Missionvale Reflection 2019 – Alison McGee.

 

I can honestly say that the week I spent in Missionvale has been the most challenging, humbling, life-altering experience I have participated in to date. However dramatic it sounds, every minute I spent there was a revelation. It is hard to put into words the unquestionable effect this trip had on me, but I will do my best. It was an eye-opener that gave me new insights into poverty, wealth, privilege, joy, hope and love. The Missionvale Care Centre is the epitome of hope.

On our first day driving to the Centre there were various things that caught my attention along the route. I cannot emphasize enough the contrast between wealth and poverty. You look out the window and one minute you see beautiful houses along the beachfront, KFC, McDonalds, next minute, there are piles of litter so high they could pass as buildings. You see animals roaming around; cows, dogs, goats. You see shacks and find it incredulous that these dwellings are actual houses where people live. You notice the wires coming from every direction where the people have tapped into the electricity poles. The graveyards with a blanket of rubbish creep up on you as you drive by. Yet among this poverty, singing emerged. We arrived at the Care Centre, looked outside to a welcome bursting with song, gratitude and happiness. One thing that I couldn’t get over while on my trip was just how tactile everyone was. As we got off the bus every person wanted to hug you or hold your hand and honestly it made me feel so welcome and appreciated. My first day consisted of a tour around the centre and a brief history, working in the gardens and working in the youth centre. We walked to the tree where Sr. Ethel began this amazing journey with this community 31 years ago. We were told about the story behind the tree and everything it represented. This tree is the embodiment of the Missionvale story, which is why it is one thing I’ll never forget.

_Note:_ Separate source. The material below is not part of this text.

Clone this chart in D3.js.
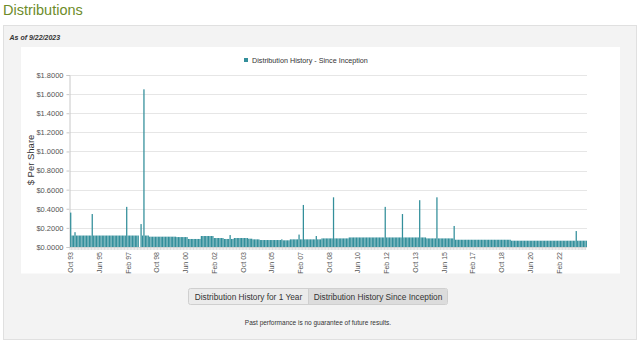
<!DOCTYPE html>
<html>
<head>
<meta charset="utf-8">
<script src="https://cdn.jsdelivr.net/npm/d3@7"></script>
<style>
  html, body { margin: 0; padding: 0; background: #ffffff; }
  svg { display: block; }
  text { font-family: "Liberation Sans", Arial, sans-serif; }
</style>
</head>
<body>
<svg id="chart" width="640" height="346"></svg>
<script>
// ---- Data ----
const startMonth = "1993-10"; // first category (Oct 93)
const seriesName = "Distribution History - Since Inception";
const distributions = [
  0.36,0.12,0.12,0.155,0.12,0.12,0.12,0.12,0.12,0.12,0.12,0.12,
  0.12,0.12,0.12,0.345,0.12,0.12,0.12,0.12,0.12,0.12,0.12,0.12,
  0.12,0.12,0.12,0.12,0.12,0.12,0.12,0.12,0.12,0.12,0.12,0.12,
  0.12,0.12,0.12,0.42,0.12,0.12,0.12,0.12,0.12,0.12,0.12,0.12,
  0,0.24,0.12,1.65,0.12,0.12,0.12,0.108,0.108,0.108,0.108,0.108,
  0.108,0.108,0.108,0.108,0.108,0.108,0.108,0.108,0.108,0.108,0.108,0.108,
  0.108,0.108,0.104,0.104,0.104,0.104,0.104,0.104,0.104,0.104,0.084,0.084,
  0.084,0.084,0.084,0.084,0.084,0.084,0.084,0.115,0.115,0.115,0.115,0.115,
  0.115,0.115,0.115,0.115,0.094,0.094,0.094,0.094,0.094,0.094,0.094,0.084,
  0.084,0.084,0.084,0.125,0.084,0.084,0.094,0.094,0.094,0.094,0.094,0.094,
  0.094,0.094,0.094,0.094,0.087,0.087,0.087,0.08,0.08,0.08,0.08,0.08,
  0.073,0.073,0.073,0.073,0.073,0.073,0.073,0.073,0.073,0.073,0.073,0.073,
  0.073,0.073,0.073,0.08,0.07,0.07,0.07,0.07,0.07,0.08,0.08,0.08,
  0.08,0.08,0.08,0.13,0.08,0.08,0.44,0.08,0.08,0.08,0.08,0.08,
  0.08,0.08,0.08,0.115,0.08,0.08,0.08,0.09,0.09,0.09,0.09,0.09,
  0.09,0.09,0.09,0.52,0.09,0.09,0.09,0.09,0.09,0.09,0.09,0.09,
  0.09,0.09,0.10,0.10,0.10,0.10,0.10,0.10,0.10,0.10,0.10,0.10,
  0.10,0.10,0.10,0.10,0.10,0.10,0.10,0.10,0.10,0.10,0.10,0.10,
  0.10,0.10,0.10,0.42,0.10,0.10,0.10,0.10,0.10,0.10,0.10,0.10,
  0.10,0.10,0.10,0.345,0.10,0.10,0.10,0.10,0.10,0.10,0.10,0.10,
  0.10,0.10,0.10,0.49,0.10,0.10,0.10,0.10,0.09,0.09,0.09,0.09,
  0.09,0.09,0.09,0.52,0.09,0.09,0.09,0.09,0.09,0.09,0.09,0.09,
  0.09,0.09,0.09,0.22,0.076,0.076,0.076,0.076,0.076,0.076,0.076,0.076,
  0.076,0.076,0.076,0.076,0.076,0.076,0.076,0.076,0.076,0.076,0.076,0.076,
  0.076,0.076,0.076,0.076,0.076,0.076,0.076,0.076,0.076,0.076,0.076,0.076,
  0.076,0.076,0.076,0.076,0.076,0.076,0.076,0.066,0.066,0.066,0.066,0.066,
  0.066,0.066,0.066,0.066,0.066,0.066,0.066,0.066,0.066,0.066,0.066,0.066,
  0.066,0.066,0.066,0.066,0.066,0.066,0.066,0.066,0.066,0.066,0.066,0.066,
  0.066,0.066,0.066,0.066,0.066,0.066,0.066,0.066,0.066,0.066,0.066,0.066,
  0.066,0.066,0.066,0.066,0.167,0.066,0.066,0.066,0.066,0.066,0.066,0.066
];
const yTicks = [0, 0.2, 0.4, 0.6, 0.8, 1.0, 1.2, 1.4, 1.6, 1.8];
const xTickLabels = ["Oct 93","Jun 95","Feb 97","Oct 98","Jun 00","Feb 02","Oct 03","Jun 05","Feb 07",
  "Oct 08","Jun 10","Feb 12","Oct 13","Jun 15","Feb 17","Oct 18","Jun 20","Feb 22"];
const xTickEvery = 20;

// categories: one per month
const start = d3.timeParse("%Y-%m")(startMonth);
const fmtCat = d3.timeFormat("%b %y");
const categories = distributions.map((_, i) => fmtCat(d3.timeMonth.offset(start, i)));

// ---- Layout ----
const svg = d3.select("#chart");
const plot = { left: 70, right: 587, top: 75, bottom: 247 };
const barColor = "#338f9b";

// title
svg.append("text").attr("x", 3).attr("y", 14.5)
  .attr("font-size", 14.5).attr("fill", "#6d8c2a").text("Distributions");

// grey panel
svg.append("rect").attr("x", 3.5).attr("y", 25.5).attr("width", 633).attr("height", 314)
  .attr("fill", "#f3f3f3").attr("stroke", "#e0e0e0");
svg.append("text").attr("x", 9.5).attr("y", 39.5)
  .attr("font-size", 7).attr("font-weight", "bold").attr("font-style", "italic")
  .attr("fill", "#333").text("As of 9/22/2023");

// white chart box
svg.append("rect").attr("x", 21).attr("y", 47).attr("width", 599).attr("height", 226.5)
  .attr("fill", "#ffffff");

// scales
const x = d3.scaleBand().domain(categories).range([plot.left, plot.right]).paddingInner(0.12).paddingOuter(0.05);
const y = d3.scaleLinear().domain([0, 1.8]).range([plot.bottom, plot.top]);

// gridlines
svg.append("g").selectAll("line").data(yTicks).join("line")
  .attr("x1", plot.left).attr("x2", plot.right)
  .attr("y1", d => Math.round(y(d)) + 0.5).attr("y2", d => Math.round(y(d)) + 0.5)
  .attr("stroke", "#e6e6e6").attr("stroke-width", 1);

// y axis
const yAxis = d3.axisLeft(y).tickValues(yTicks).tickFormat(d3.format("$.4f")).tickSize(3).tickPadding(3);
const gy = svg.append("g").attr("transform", `translate(${plot.left - 0.5},0)`).call(yAxis);
gy.select(".domain").attr("stroke", "#c8c8c8");
gy.selectAll(".tick line").attr("stroke", "#c8c8c8");
gy.selectAll(".tick text").attr("font-size", 7.5).attr("fill", "#555")
  .attr("font-family", "Liberation Sans, Arial, sans-serif");

// y title
svg.append("text").attr("transform", "translate(34,160) rotate(-90)")
  .attr("text-anchor", "middle").attr("font-size", 9.5).attr("fill", "#333").text("$ Per Share");

// bars
svg.append("g").selectAll("rect").data(distributions).join("rect")
  .attr("x", (d, i) => x(categories[i]))
  .attr("width", x.bandwidth())
  .attr("y", d => y(d))
  .attr("height", d => y(0) - y(d))
  .attr("fill", barColor);

// x axis: ticks per category + labels every 20
const gx = svg.append("g");
gx.selectAll("line").data(categories).join("line")
  .attr("x1", d => x(d) - x.step() * x.paddingInner() / 2).attr("x2", d => x(d) - x.step() * x.paddingInner() / 2)
  .attr("y1", plot.bottom).attr("y2", plot.bottom + 3)
  .attr("stroke", "#c8c8c8").attr("stroke-width", 0.6);
gx.append("line").attr("x1", plot.left).attr("x2", plot.right)
  .attr("y1", plot.bottom + 0.5).attr("y2", plot.bottom + 0.5).attr("stroke", "#d0d0d0").attr("stroke-width", 0.5);
gx.selectAll("text").data(xTickLabels).join("text")
  .attr("transform", (d, k) => {
    const c = categories[k * xTickEvery];
    const cx = x(c) + x.bandwidth() / 2 + 2.5;
    return `translate(${cx},${plot.bottom + 5}) rotate(-90)`;
  })
  .attr("text-anchor", "end").attr("font-size", 7).attr("fill", "#555").text(d => d);

// legend
const lg = svg.append("g");
lg.append("rect").attr("x", 244).attr("y", 58).attr("width", 4).attr("height", 4).attr("fill", barColor);
lg.append("text").attr("x", 252).attr("y", 62.5).attr("font-size", 7.2).attr("fill", "#333").text(seriesName);

// buttons
const btn = svg.append("g");
btn.append("rect").attr("x", 188.5).attr("y", 288.5).attr("width", 259).attr("height", 16).attr("rx", 2)
  .attr("fill", "#ebebeb").attr("stroke", "#cfcfcf");
btn.append("rect").attr("x", 308.5).attr("y", 289).attr("width", 138.5).attr("height", 15)
  .attr("fill", "#dcdcdc");
btn.append("line").attr("x1", 308.5).attr("x2", 308.5).attr("y1", 288.5).attr("y2", 304.5).attr("stroke", "#cfcfcf");
btn.append("text").attr("x", 248.5).attr("y", 299.5).attr("text-anchor", "middle")
  .attr("font-size", 8.3).attr("fill", "#333").text("Distribution History for 1 Year");
btn.append("text").attr("x", 378).attr("y", 299.5).attr("text-anchor", "middle")
  .attr("font-size", 8.3).attr("fill", "#333").text("Distribution History Since Inception");

svg.append("text").attr("x", 318).attr("y", 325).attr("text-anchor", "middle")
  .attr("font-size", 6.5).attr("fill", "#333").text("Past performance is no guarantee of future results.");
</script>
</body>
</html>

I found it easy to integrate with the children. Every time they saw any of us they would run so fast you’d think their legs would fall off. I loved that when they would see you, they would smile and wave, sprint towards you, jump up and wrap their hands around your neck. It hit me with a feeling of joy like I’d never experienced before. The children wanted to know my name and they would keep repeating it until they had perfected it. They wanted to take pictures of me and of themselves and of their friends. Once or twice I talked to some of them and they would say something that was quite hard to hear. One boy asked me if both my parents were alive and was utterly shocked when my answer was yes. It’s hard to understand and believe how death could be such a normal thing to children so young, but it is. On our last day in the Centre we were saying goodbye to everyone and all of the kids were scrambling to get something to remember us by. One of my friends, Malayzi, asked could she have my socks so she would never forget me. A thing as mundane and simple as my socks was all this girl wanted. I’ll never forget that.

One thing that really struck me was, one day, we went on home visits with the community care-workers and we went to one particular house where the woman living there was dying. She was near to death, perhaps a few weeks from it, but she invited us into her home and into her room where she couldn’t move much because she was bedridden. She used so much energy explaining to us, through tears, how happy she usually is, sitting up and making jokes. However she apologized for her appearance and form because on that day she was in too much pain. I couldn’t understand how someone would apologize to foreign strangers for not being in a better mood, but that’s the way these amazing people are. They care about us even though they don’t know us.

My week in Missionvale consisted of singing, laughter, tears, guilt and appreciation. Singing every morning at devotions was incredible. The workers in the Care Centre would sing songs of hope and thanks to God and anyone who has helped them. Laughter usually followed anytime we attempted to sing a song, but there was one or two good renditions of Travelling Soldier and Ireland’s Call. Our last day in Missionvale was characterized by tears, tears of joy, thanks and sorrow. Guilt was something I felt a lot of. Guilt and privilege were hard to deal with when you saw how little the people had but how happy they were to have it. However guilt is a useless emotion if dwell too much on it. I tried to turn my guilt to appreciation for everything I have.

Finally Sr. Ethel, she is a walking saint and the epitome of greatness. She is kind, loving, formidable and strong. She has built a community like no other. My week in Missionvale has been one of the best times of my life.